Question about final leaderboard

EuB · March 18, 2024, 12:08pm

Hello @discourse-admin!
Could you please explain how the final leaderboard will be constructed? Is it necessary to submit your solution notebook to appear on the final leaderboard?

discourse-admin · March 18, 2024, 5:22pm

Hi @EuB

To be ranked on the final leaderboard you will need to submit your final submission code. Final submission scoring will be based primarily on your model’s results on a hold out dataset, as well as the interpretability of your submitted Jupyter Notebook.

Onward Team

dulyanov · March 18, 2024, 5:58pm

Hi @discourse-admin, another question:

Is it ok if it’s a python script? Why necessarily Jupyter Notebook?
How will data on a hold-out dataset be scaled? As the public test data or as train data?

EuB · March 19, 2024, 8:09am

What do you mean by a hold out dataset? Is it the part of those 15 cubes used for inference?

discourse-admin · March 19, 2024, 1:05pm

@dulyanov, per the Rules on the Challenge page, solutions are required in a Jupyter Notebook. You of course may provide .py scripts with your model to accompany the Jupyter Notebook. As a reminder, 5% of the overall score pertains to interpretation. This includes documentation and markdown discussion. This part is critical as it helps our team reproduce and review you model and results.
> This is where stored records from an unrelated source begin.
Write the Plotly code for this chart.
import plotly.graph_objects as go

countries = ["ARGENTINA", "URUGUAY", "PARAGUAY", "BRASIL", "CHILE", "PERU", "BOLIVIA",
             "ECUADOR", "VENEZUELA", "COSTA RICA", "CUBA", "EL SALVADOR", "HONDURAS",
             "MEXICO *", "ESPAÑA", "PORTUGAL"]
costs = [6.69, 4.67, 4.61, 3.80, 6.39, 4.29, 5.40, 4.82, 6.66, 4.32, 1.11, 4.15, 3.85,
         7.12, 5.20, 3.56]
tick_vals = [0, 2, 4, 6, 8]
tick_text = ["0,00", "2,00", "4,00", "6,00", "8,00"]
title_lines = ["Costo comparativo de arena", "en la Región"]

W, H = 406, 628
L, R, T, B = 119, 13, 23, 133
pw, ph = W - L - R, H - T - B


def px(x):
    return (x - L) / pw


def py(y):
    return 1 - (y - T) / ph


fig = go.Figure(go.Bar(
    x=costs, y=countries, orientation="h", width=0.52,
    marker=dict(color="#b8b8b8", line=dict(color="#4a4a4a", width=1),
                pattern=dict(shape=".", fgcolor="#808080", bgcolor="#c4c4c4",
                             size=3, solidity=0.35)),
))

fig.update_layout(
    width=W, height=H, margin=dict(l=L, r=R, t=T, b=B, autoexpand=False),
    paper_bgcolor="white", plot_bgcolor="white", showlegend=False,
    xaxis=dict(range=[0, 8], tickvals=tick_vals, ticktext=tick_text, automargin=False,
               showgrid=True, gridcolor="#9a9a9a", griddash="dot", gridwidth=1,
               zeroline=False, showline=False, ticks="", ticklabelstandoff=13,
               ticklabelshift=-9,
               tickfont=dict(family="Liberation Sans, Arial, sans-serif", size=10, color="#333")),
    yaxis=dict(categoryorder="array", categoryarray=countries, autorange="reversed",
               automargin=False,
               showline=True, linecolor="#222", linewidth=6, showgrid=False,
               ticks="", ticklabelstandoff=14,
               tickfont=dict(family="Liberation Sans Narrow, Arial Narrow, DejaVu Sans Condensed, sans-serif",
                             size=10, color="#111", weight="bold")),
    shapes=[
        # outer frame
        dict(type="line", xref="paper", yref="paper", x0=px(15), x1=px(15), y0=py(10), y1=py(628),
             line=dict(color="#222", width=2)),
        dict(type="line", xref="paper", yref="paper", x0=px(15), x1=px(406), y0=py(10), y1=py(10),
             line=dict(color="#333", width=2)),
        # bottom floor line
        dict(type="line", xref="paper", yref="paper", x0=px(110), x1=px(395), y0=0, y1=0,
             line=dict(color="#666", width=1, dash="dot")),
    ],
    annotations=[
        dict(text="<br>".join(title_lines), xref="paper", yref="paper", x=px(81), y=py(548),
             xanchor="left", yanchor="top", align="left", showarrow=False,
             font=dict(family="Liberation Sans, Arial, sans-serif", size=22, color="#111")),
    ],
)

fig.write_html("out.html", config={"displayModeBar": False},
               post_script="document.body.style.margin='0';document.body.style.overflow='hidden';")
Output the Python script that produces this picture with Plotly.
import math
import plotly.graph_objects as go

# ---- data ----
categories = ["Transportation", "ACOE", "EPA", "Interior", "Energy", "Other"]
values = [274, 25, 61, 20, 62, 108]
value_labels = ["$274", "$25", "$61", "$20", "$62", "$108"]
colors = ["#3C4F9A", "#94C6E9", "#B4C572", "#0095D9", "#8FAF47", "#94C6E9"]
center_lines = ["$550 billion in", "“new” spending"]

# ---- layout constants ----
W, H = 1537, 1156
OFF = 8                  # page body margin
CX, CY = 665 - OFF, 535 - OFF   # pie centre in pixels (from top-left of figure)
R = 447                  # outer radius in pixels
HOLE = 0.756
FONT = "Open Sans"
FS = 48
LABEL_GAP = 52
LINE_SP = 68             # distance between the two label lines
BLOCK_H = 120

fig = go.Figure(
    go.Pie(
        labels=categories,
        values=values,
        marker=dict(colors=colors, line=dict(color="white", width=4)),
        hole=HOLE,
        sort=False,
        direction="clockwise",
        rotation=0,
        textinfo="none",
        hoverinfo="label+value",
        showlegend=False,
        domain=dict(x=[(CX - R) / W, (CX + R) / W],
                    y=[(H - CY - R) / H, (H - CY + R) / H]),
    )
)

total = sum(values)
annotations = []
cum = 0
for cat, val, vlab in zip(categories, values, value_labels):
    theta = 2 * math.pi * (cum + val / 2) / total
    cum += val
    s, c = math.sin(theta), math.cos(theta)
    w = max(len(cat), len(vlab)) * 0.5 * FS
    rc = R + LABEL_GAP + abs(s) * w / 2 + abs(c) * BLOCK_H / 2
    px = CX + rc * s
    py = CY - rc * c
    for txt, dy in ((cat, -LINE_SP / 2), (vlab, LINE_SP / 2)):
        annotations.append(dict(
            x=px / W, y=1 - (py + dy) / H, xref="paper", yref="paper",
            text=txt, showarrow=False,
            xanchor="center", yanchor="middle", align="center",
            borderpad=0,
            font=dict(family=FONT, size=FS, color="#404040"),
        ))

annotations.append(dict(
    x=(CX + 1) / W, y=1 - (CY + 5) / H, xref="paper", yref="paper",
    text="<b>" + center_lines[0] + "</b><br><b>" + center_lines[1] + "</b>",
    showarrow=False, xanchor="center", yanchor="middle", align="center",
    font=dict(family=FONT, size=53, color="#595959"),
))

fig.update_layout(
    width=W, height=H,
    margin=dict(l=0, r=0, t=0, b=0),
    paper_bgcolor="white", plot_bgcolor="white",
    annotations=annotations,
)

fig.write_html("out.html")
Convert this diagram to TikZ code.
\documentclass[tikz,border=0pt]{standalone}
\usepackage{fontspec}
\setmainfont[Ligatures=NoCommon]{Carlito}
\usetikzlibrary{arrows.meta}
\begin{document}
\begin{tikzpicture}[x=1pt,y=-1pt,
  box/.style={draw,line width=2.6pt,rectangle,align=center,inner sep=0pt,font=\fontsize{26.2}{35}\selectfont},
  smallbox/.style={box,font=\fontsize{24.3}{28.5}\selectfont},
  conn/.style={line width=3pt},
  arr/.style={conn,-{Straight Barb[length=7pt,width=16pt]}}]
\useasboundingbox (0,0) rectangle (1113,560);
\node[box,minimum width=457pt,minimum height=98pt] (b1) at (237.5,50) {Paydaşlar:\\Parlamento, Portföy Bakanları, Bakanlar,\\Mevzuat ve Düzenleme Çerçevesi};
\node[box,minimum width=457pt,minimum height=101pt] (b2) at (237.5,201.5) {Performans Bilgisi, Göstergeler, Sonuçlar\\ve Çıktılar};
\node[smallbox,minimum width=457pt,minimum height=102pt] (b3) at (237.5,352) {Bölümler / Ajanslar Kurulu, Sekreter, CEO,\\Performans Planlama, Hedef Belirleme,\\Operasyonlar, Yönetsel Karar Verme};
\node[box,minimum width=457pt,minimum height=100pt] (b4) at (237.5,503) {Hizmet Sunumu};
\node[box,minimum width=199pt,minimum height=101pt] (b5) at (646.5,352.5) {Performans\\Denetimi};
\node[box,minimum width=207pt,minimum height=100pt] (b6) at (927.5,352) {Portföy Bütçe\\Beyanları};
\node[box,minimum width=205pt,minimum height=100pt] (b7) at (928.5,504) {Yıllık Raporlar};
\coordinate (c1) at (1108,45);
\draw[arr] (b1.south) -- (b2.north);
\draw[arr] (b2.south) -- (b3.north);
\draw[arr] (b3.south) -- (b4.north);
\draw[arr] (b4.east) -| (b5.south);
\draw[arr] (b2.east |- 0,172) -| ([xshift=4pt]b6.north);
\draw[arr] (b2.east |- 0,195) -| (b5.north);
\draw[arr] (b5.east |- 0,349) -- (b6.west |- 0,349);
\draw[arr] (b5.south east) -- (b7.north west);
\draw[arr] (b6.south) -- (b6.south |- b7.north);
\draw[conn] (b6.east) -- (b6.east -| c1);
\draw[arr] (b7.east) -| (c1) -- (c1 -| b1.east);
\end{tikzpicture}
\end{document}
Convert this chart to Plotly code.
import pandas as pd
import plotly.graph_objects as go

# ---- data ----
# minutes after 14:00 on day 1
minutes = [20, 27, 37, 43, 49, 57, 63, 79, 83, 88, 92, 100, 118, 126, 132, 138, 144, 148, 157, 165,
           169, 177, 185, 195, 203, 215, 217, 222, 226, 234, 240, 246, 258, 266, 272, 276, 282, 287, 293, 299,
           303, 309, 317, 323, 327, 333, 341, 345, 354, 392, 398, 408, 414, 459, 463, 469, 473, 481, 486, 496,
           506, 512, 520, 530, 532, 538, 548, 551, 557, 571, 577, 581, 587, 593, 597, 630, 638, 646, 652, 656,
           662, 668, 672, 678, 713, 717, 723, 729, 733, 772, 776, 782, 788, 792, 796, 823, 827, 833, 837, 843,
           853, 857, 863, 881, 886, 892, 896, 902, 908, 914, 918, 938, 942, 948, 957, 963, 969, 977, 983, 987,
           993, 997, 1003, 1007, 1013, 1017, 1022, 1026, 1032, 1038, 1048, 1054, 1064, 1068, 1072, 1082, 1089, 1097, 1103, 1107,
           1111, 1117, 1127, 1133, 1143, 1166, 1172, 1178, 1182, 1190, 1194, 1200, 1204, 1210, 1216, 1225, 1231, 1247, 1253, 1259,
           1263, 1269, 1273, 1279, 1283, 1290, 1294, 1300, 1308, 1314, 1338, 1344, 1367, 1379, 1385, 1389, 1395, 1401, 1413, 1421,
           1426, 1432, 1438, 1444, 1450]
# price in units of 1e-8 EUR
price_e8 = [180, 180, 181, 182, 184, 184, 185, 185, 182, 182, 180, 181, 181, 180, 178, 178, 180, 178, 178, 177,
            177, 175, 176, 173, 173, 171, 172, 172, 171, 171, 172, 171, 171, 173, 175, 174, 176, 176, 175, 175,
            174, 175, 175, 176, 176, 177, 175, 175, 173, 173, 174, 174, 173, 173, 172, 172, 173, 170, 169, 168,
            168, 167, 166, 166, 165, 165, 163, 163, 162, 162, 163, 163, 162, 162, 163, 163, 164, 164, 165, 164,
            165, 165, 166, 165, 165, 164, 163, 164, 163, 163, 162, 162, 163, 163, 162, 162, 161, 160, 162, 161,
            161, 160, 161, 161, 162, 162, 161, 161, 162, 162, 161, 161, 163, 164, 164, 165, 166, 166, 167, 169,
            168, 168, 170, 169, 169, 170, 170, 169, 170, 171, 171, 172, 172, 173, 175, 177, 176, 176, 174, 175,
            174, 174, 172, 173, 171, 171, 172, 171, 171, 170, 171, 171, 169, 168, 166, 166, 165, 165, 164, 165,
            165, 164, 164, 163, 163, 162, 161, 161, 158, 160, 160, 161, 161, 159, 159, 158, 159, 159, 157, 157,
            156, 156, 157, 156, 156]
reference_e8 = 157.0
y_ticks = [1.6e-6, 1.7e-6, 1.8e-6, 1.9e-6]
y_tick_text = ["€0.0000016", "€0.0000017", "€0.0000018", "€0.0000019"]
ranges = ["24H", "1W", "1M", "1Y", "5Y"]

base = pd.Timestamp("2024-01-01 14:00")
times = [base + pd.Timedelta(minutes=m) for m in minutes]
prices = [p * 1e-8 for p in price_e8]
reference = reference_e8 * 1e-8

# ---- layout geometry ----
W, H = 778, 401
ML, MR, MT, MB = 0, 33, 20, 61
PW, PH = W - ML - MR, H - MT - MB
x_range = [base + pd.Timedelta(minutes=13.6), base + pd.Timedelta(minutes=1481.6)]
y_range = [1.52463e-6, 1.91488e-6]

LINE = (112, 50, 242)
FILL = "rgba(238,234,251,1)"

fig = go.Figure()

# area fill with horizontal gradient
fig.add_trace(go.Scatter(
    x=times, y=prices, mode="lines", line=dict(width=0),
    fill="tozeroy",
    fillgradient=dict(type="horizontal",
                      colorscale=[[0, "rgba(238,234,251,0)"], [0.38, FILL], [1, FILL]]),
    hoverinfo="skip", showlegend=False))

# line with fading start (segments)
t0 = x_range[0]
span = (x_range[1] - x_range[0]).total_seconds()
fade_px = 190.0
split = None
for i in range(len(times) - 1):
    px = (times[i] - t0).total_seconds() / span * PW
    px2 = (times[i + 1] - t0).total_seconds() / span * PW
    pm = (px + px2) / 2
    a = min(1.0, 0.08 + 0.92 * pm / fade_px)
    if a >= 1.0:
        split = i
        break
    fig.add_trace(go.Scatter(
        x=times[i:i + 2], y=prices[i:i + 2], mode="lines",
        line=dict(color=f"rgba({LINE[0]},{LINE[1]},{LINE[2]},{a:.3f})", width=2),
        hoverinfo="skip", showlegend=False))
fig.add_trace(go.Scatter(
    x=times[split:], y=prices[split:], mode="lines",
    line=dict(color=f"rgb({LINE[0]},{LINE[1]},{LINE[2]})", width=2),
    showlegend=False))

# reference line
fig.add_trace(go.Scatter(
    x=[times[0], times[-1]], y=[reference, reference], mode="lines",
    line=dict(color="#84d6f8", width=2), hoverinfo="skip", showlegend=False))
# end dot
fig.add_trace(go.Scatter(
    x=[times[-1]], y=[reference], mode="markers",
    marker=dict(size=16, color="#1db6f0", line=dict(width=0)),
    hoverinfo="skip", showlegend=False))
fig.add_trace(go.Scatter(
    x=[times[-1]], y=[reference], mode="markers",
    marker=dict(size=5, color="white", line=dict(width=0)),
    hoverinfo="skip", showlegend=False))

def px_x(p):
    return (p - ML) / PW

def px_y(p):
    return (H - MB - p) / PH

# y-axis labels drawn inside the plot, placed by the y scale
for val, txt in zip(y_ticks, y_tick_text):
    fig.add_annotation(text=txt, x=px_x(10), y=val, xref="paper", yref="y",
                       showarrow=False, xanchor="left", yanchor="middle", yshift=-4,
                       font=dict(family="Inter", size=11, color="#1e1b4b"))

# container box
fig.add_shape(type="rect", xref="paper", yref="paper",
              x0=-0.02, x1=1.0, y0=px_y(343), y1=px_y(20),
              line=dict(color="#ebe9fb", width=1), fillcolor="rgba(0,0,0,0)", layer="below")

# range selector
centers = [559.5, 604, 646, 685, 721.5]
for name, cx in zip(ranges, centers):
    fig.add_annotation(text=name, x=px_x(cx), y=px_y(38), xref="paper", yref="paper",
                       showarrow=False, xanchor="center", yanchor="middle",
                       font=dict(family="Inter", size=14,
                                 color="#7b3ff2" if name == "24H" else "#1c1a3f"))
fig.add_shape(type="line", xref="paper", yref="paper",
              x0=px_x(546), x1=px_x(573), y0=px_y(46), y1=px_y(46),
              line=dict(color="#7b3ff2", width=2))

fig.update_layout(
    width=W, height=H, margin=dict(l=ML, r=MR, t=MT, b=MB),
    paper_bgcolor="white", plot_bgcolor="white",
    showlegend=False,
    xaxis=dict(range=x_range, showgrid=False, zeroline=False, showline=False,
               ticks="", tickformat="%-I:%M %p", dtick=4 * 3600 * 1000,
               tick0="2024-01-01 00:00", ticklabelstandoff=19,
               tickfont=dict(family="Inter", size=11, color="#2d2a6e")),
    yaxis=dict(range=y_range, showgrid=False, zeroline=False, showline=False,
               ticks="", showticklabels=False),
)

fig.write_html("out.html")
@EuB The Onward team will use an additional holdout dataset that is not released to Challengers as a method to review model validity and performance. We do this for every challenge. The holdout data will be scaled the same as test data.

Onward Team

dulyanov · March 22, 2024, 2:53pm

Hi @discourse-admin ,

Just a bit of ranting – I just submitted my solution, but while preparing, I realized that it’s not very transparent what “5% of the overall score pertains to interpretation” actually means.

Depending on interpretation it can mean very different things. E.g. if it means that result = 95% * metric + 5% * metric * (score for documentation between 0 and 1), then it means that the final ranking depends very much on these 5% scores because the difference between 1st place and 3th place is approximately 5% of the metric. In other competitions, 5% could be the difference between 1st place and 10th place. At the same time, getting 5% better metric usually is a very very hard thing to do, it cannot be compared to “writing better docs”. And if all efforts can be crossed just by the fact that I e.g. did not comply with “reasonably following standard Python style guidelines”, it’s very sad. Knowing that documentation could affect the standings I spent a lot of time on it and it will be 10x sad if it is still not what you expect.

Overall, my sincere suggestion for future competitions is to make criteria and other details about competitions as formal as possible, as competitors really want to understand them. E.g. Kaggle makes it 100% clear how the submission is scored, what is the end date of the competition and so on.